#### WRITTEN TASK
Starting with the first line below, extract each line through the one that contains "(0,0) rectangle (544,515);", inclusive, excluding pictures.

(Charts and diagrams as code)

****************

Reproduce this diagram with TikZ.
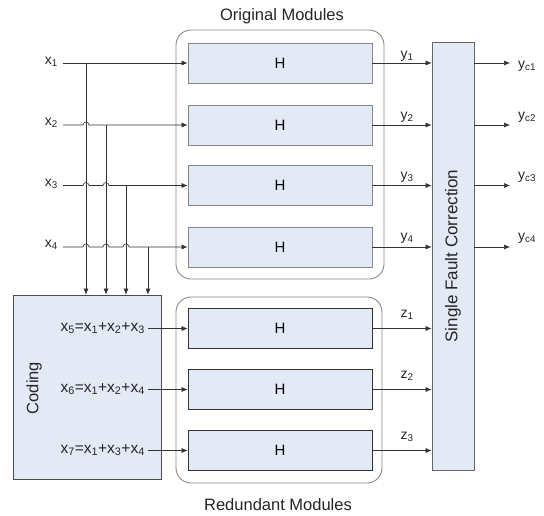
\documentclass[tikz,border=0pt]{standalone}
\usepackage{fontspec}
\setmainfont{Liberation Sans}
\usetikzlibrary{arrows.meta,calc}
\definecolor{boxfill}{RGB}{228,233,246}
\definecolor{edgegray}{RGB}{135,135,135}
\begin{document}
\begin{tikzpicture}[x=1pt,y=-1pt,
  title/.style={font=\fontsize{16.5}{18}\selectfont, inner sep=0pt, text=black!85},
  lbl/.style={font=\fontsize{14}{16}\selectfont, inner sep=0pt, text=black!85},
  eqn/.style={font=\fontsize{15.5}{17}\selectfont, inner sep=0pt, text=black!85},
  hbox/.style={draw=edgegray, fill=boxfill, minimum width=184pt, minimum height=40pt, inner sep=0pt, font=\fontsize{15}{17}\selectfont, line width=0.8pt},
  hboxd/.style={hbox, draw=black!80},
  group/.style={draw=edgegray, rounded corners=15pt, line width=0.9pt, minimum width=208pt, inner sep=0pt},
  bigbox/.style={draw=black!70, fill=boxfill, inner sep=0pt, line width=0.8pt},
  arr/.style={-{Latex[length=6pt,width=5pt]}, line width=0.6pt, draw=black!80},
]
\useasboundingbox (0,0) rectangle (544,515);

% group frames
\node[group, minimum height=249pt] (og) at (280,154.5) {};
\node[group, minimum width=206pt, minimum height=186pt] (rg) at (279,390) {};
\node[title] (ot) at (282,16) {Original Modules};
\node[title] (rt) at (278,505) {Redundant Modules};

% original modules
\node[hbox] (o1) at (280,63) {H};
\node[hbox] (o2) at (280,125) {H};
\node[hbox] (o3) at (280,185.5) {H};
\node[hbox] (o4) at (280,247) {H};

% redundant modules
\node[hboxd] (r1) at (280,328.5) {H};
\node[hboxd] (r2) at (280,389.5) {H};
\node[hboxd] (r3) at (280,450.5) {H};

% coding block
\node[bigbox, minimum width=148pt, minimum height=184pt] (cod) at (87,387) {};
\node[title, rotate=90] (codt) at (34,388) {Coding};
\node[eqn, anchor=east] (e5) at (145,328) {x\textsubscript{5}=x\textsubscript{1}+x\textsubscript{2}+x\textsubscript{3}};
\node[eqn, anchor=east] (e6) at (145,389) {x\textsubscript{6}=x\textsubscript{1}+x\textsubscript{2}+x\textsubscript{4}};
\node[eqn, anchor=east] (e7) at (145,450) {x\textsubscript{7}=x\textsubscript{1}+x\textsubscript{3}+x\textsubscript{4}};

% single fault correction
\node[bigbox, draw=black!60, minimum width=42pt, minimum height=428pt] (sfc) at (453,256) {};
\node[title, rotate=90, font=\fontsize{17}{19}\selectfont] (sfct) at (453,256) {Single Fault Correction};

% input labels
\node[lbl, anchor=east] (x1) at (58,62) {x\textsubscript{1}};
\node[lbl, anchor=east] (x2) at (58,123) {x\textsubscript{2}};
\node[lbl, anchor=east] (x3) at (58,183.5) {x\textsubscript{3}};
\node[lbl, anchor=east] (x4) at (58,245) {x\textsubscript{4}};

% tap points
\coordinate (t1) at (86,63);
\coordinate (t2) at (106,125);
\coordinate (t3) at (126,185.5);
\coordinate (t4) at (148,247);

% horizontal input lines with hops
\draw[arr] (x1.east |- t1) ++(5,0) -- (o1.west);
\draw[arr] (x2.east |- t2) ++(5,0) -- ($(t1|-t2)+(-3,0)$) arc[start angle=180,end angle=0,radius=3pt] -- (o2.west);
\draw[arr] (x3.east |- t3) ++(5,0) -- ($(t1|-t3)+(-3,0)$) arc[start angle=180,end angle=0,radius=3pt]
  -- ($(t2|-t3)+(-3,0)$) arc[start angle=180,end angle=0,radius=3pt] -- (o3.west);
\draw[arr] (x4.east |- t4) ++(5,0) -- ($(t1|-t4)+(-3,0)$) arc[start angle=180,end angle=0,radius=3pt]
  -- ($(t2|-t4)+(-3,0)$) arc[start angle=180,end angle=0,radius=3pt]
  -- ($(t3|-t4)+(-3,0)$) arc[start angle=180,end angle=0,radius=3pt] -- (o4.west);

% vertical taps to coding
\draw[arr] (t1) -- (t1 |- cod.north);
\draw[arr] (t2) -- (t2 |- cod.north);
\draw[arr] (t3) -- (t3 |- cod.north);
\draw[arr] (t4) -- (t4 |- cod.north);

% coded inputs
\draw[arr] (e5.east |- r1.west) ++(3,0) -- (r1.west);
\draw[arr] (e6.east |- r2.west) ++(3,0) -- (r2.west);
\draw[arr] (e7.east |- r3.west) ++(3,0) -- (r3.west);

% module outputs
\draw[arr] (o1.east) -- (sfc.west |- o1.east);
\draw[arr] (o2.east) -- (sfc.west |- o2.east);
\draw[arr] (o3.east) -- (sfc.west |- o3.east);
\draw[arr] (o4.east) -- (sfc.west |- o4.east);
\draw[arr] (r1.east) -- (sfc.west |- r1.east);
\draw[arr] (r2.east) -- (sfc.west |- r2.east);
\draw[arr] (r3.east) -- (sfc.west |- r3.east);

\node[lbl] (y1) at (407,56) {y\textsubscript{1}};
\node[lbl] (y2) at (407,117) {y\textsubscript{2}};
\node[lbl] (y3) at (407,177) {y\textsubscript{3}};
\node[lbl] (y4) at (407,238) {y\textsubscript{4}};
\node[lbl] (z1) at (407,315) {z\textsubscript{1}};
\node[lbl] (z2) at (407,376) {z\textsubscript{2}};
\node[lbl] (z3) at (407,437) {z\textsubscript{3}};

% corrected outputs
\coordinate (c1) at (510,63);
\coordinate (c2) at (510,125);
\coordinate (c3) at (510,185.5);
\coordinate (c4) at (510,247);
\draw[arr] (sfc.east |- c1) -- (c1);
\draw[arr] (sfc.east |- c2) -- (c2);
\draw[arr] (sfc.east |- c3) -- (c3);
\draw[arr] (sfc.east |- c4) -- (c4);
\node[lbl, anchor=west] (yc1) at (518,66) {y\textsubscript{c1}};
\node[lbl, anchor=west] (yc2) at (518,117) {y\textsubscript{c2}};
\node[lbl, anchor=west] (yc3) at (518,177) {y\textsubscript{c3}};
\node[lbl, anchor=west] (yc4) at (518,238) {y\textsubscript{c4}};
\end{tikzpicture}
\end{document}
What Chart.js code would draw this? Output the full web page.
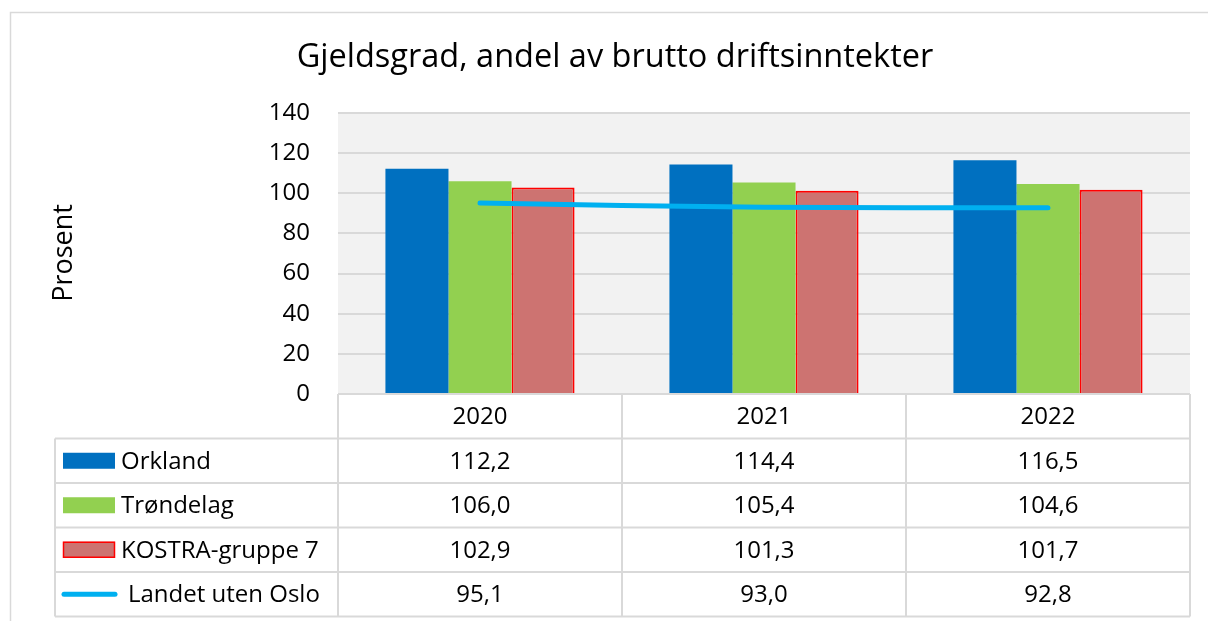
<!DOCTYPE html>
<html>
<head>
<meta charset="utf-8">
<script src="https://cdn.jsdelivr.net/npm/chart.js@4"></script>
<style>
html,body{margin:0;padding:0;background:#fff;}
#wrap{width:1208px;height:621px;position:relative;}
</style>
</head>
<body>
<div id="wrap"><canvas id="c" width="1208" height="621"></canvas></div>
<script>
const categories = ['2020', '2021', '2022'];
const orkland = [112.2, 114.4, 116.5];
const trondelag = [106.0, 105.4, 104.6];
const kostra = [102.9, 101.3, 101.7];
const landet = [95.1, 93.0, 92.8];
const seriesNames = ['Orkland', 'Trøndelag', 'KOSTRA-gruppe 7', 'Landet uten Oslo'];
const yTicks = [0, 20, 40, 60, 80, 100, 120, 140];

const FONT = "'Open Sans', 'Noto Sans', sans-serif";
const GRID = '#d9d9d9';

const fmt = v => v.toFixed(1).replace('.', ',');

const tablePlugin = {
  id: 'tablePlugin',
  beforeDraw(chart) {
    const ctx = chart.ctx;
    const a = chart.chartArea;
    ctx.save();
    // outer frame
    ctx.strokeStyle = '#d9d9d9';
    ctx.lineWidth = 1.5;
    ctx.beginPath();
    ctx.moveTo(10.5, 621);
    ctx.lineTo(10.5, 12.5);
    ctx.lineTo(1208, 12.5);
    ctx.stroke();
    // plot background
    ctx.fillStyle = '#f2f2f2';
    ctx.fillRect(a.left, a.top, a.right - a.left, a.bottom - a.top);
    ctx.restore();
  },
  afterDraw(chart) {
    const ctx = chart.ctx;
    const a = chart.chartArea;
    const x = chart.scales.x;
    const n = categories.length;
    const cw = (a.right - a.left) / n;
    const rowH = 44.5;
    const top = a.bottom;
    const rows = [orkland, trondelag, kostra, landet];
    const leftX = 55;
    const bottom = top + rowH * 5;
    ctx.save();
    ctx.strokeStyle = GRID;
    ctx.lineWidth = 2;
    ctx.beginPath();
    // horizontal lines
    ctx.moveTo(a.left, top); ctx.lineTo(a.right, top);
    for (let r = 1; r <= 5; r++) {
      const yy = top + r * rowH;
      ctx.moveTo(leftX, yy); ctx.lineTo(a.right, yy);
    }
    // vertical lines
    for (let i = 0; i <= n; i++) {
      const xx = a.left + i * cw;
      ctx.moveTo(xx, top); ctx.lineTo(xx, bottom);
    }
    ctx.moveTo(leftX, top + rowH); ctx.lineTo(leftX, bottom);
    ctx.stroke();

    ctx.fillStyle = '#000';
    ctx.font = '24px ' + FONT;
    ctx.textAlign = 'center';
    ctx.textBaseline = 'middle';
    categories.forEach((c, i) => {
      const cx = x.getPixelForValue(i);
      ctx.fillText(c, cx, top + rowH / 2 + 1);
      rows.forEach((arr, r) => {
        ctx.fillText(fmt(arr[i]), cx, top + rowH * (r + 1.5) + 1);
      });
    });
    // legend keys
    const ds = chart.data.datasets;
    ctx.textAlign = 'left';
    for (let r = 0; r < 4; r++) {
      const cy = top + rowH * (r + 1.5);
      const d = ds[r];
      if (d.type === 'line') {
        ctx.strokeStyle = d.borderColor;
        ctx.lineWidth = 5;
        ctx.lineCap = 'round';
        ctx.beginPath();
        ctx.moveTo(64, cy); ctx.lineTo(115, cy);
        ctx.stroke();
        ctx.fillStyle = '#000';
        ctx.fillText(seriesNames[r], 128, cy + 1);
      } else {
        ctx.fillStyle = d.backgroundColor;
        ctx.fillRect(63, cy - 8, 52, 16);
        if (d.borderWidth) {
          ctx.strokeStyle = d.borderColor;
          ctx.lineWidth = 1.5;
          ctx.strokeRect(63.5, cy - 7.5, 51, 15);
        }
        ctx.fillStyle = '#000';
        ctx.fillText(seriesNames[r], 121, cy + 1);
      }
    }
    // y axis title
    ctx.save();
    ctx.translate(64, 253);
    ctx.rotate(-Math.PI / 2);
    ctx.textAlign = 'center';
    ctx.font = '27px ' + FONT;
    ctx.fillText('Prosent', 0, 0);
    ctx.restore();
    ctx.restore();
  }
};

new Chart(document.getElementById('c'), {
  data: {
    labels: categories,
    datasets: [
      { type: 'bar', label: seriesNames[0], data: orkland, backgroundColor: '#0070c0', borderWidth: 0, order: 2 },
      { type: 'bar', label: seriesNames[1], data: trondelag, backgroundColor: '#92d050', borderWidth: 0, order: 2 },
      { type: 'bar', label: seriesNames[2], data: kostra, backgroundColor: '#cd7371', borderColor: '#ff0000', borderWidth: 2, order: 2 },
      { type: 'line', label: seriesNames[3], data: landet, borderColor: '#00b0f0', backgroundColor: '#00b0f0', borderWidth: 5, borderCapStyle: 'round', pointRadius: 0, tension: 0.3, order: 1 }
    ]
  },
  options: {
    responsive: false,
    animation: false,
    events: [],
    layout: { padding: { left: 40, right: 18, top: 0, bottom: 227 } },
    datasets: { bar: { categoryPercentage: 0.666, barPercentage: 1.0 } },
    plugins: {
      legend: { display: false },
      tooltip: { enabled: false },
      title: {
        display: true,
        text: 'Gjeldsgrad, andel av brutto driftsinntekter',
        color: '#000',
        font: { family: FONT, size: 32.5, weight: 'normal', lineHeight: 1.2 },
        padding: { top: 38, bottom: 36 }
      }
    },
    scales: {
      x: { display: false, offset: true },
      y: {
        min: 0, max: 140,
        afterFit(s) { s.width = 298; },
        afterBuildTicks(s) { s.ticks = yTicks.map(v => ({ value: v })); },
        border: { display: false },
        grid: { color: GRID, lineWidth: 2, drawTicks: false },
        ticks: { color: '#000', padding: 28, font: { family: FONT, size: 24 } }
      }
    }
  },
  plugins: [tablePlugin]
});
</script>
</body>
</html>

****************

#### OUTPUT FOR THIS TASK
Reproduce this diagram with TikZ.
\documentclass[tikz,border=0pt]{standalone}
\usepackage{fontspec}
\setmainfont{Liberation Sans}
\usetikzlibrary{arrows.meta,calc}
\definecolor{boxfill}{RGB}{228,233,246}
\definecolor{edgegray}{RGB}{135,135,135}
\begin{document}
\begin{tikzpicture}[x=1pt,y=-1pt,
  title/.style={font=\fontsize{16.5}{18}\selectfont, inner sep=0pt, text=black!85},
  lbl/.style={font=\fontsize{14}{16}\selectfont, inner sep=0pt, text=black!85},
  eqn/.style={font=\fontsize{15.5}{17}\selectfont, inner sep=0pt, text=black!85},
  hbox/.style={draw=edgegray, fill=boxfill, minimum width=184pt, minimum height=40pt, inner sep=0pt, font=\fontsize{15}{17}\selectfont, line width=0.8pt},
  hboxd/.style={hbox, draw=black!80},
  group/.style={draw=edgegray, rounded corners=15pt, line width=0.9pt, minimum width=208pt, inner sep=0pt},
  bigbox/.style={draw=black!70, fill=boxfill, inner sep=0pt, line width=0.8pt},
  arr/.style={-{Latex[length=6pt,width=5pt]}, line width=0.6pt, draw=black!80},
]
\useasboundingbox (0,0) rectangle (544,515);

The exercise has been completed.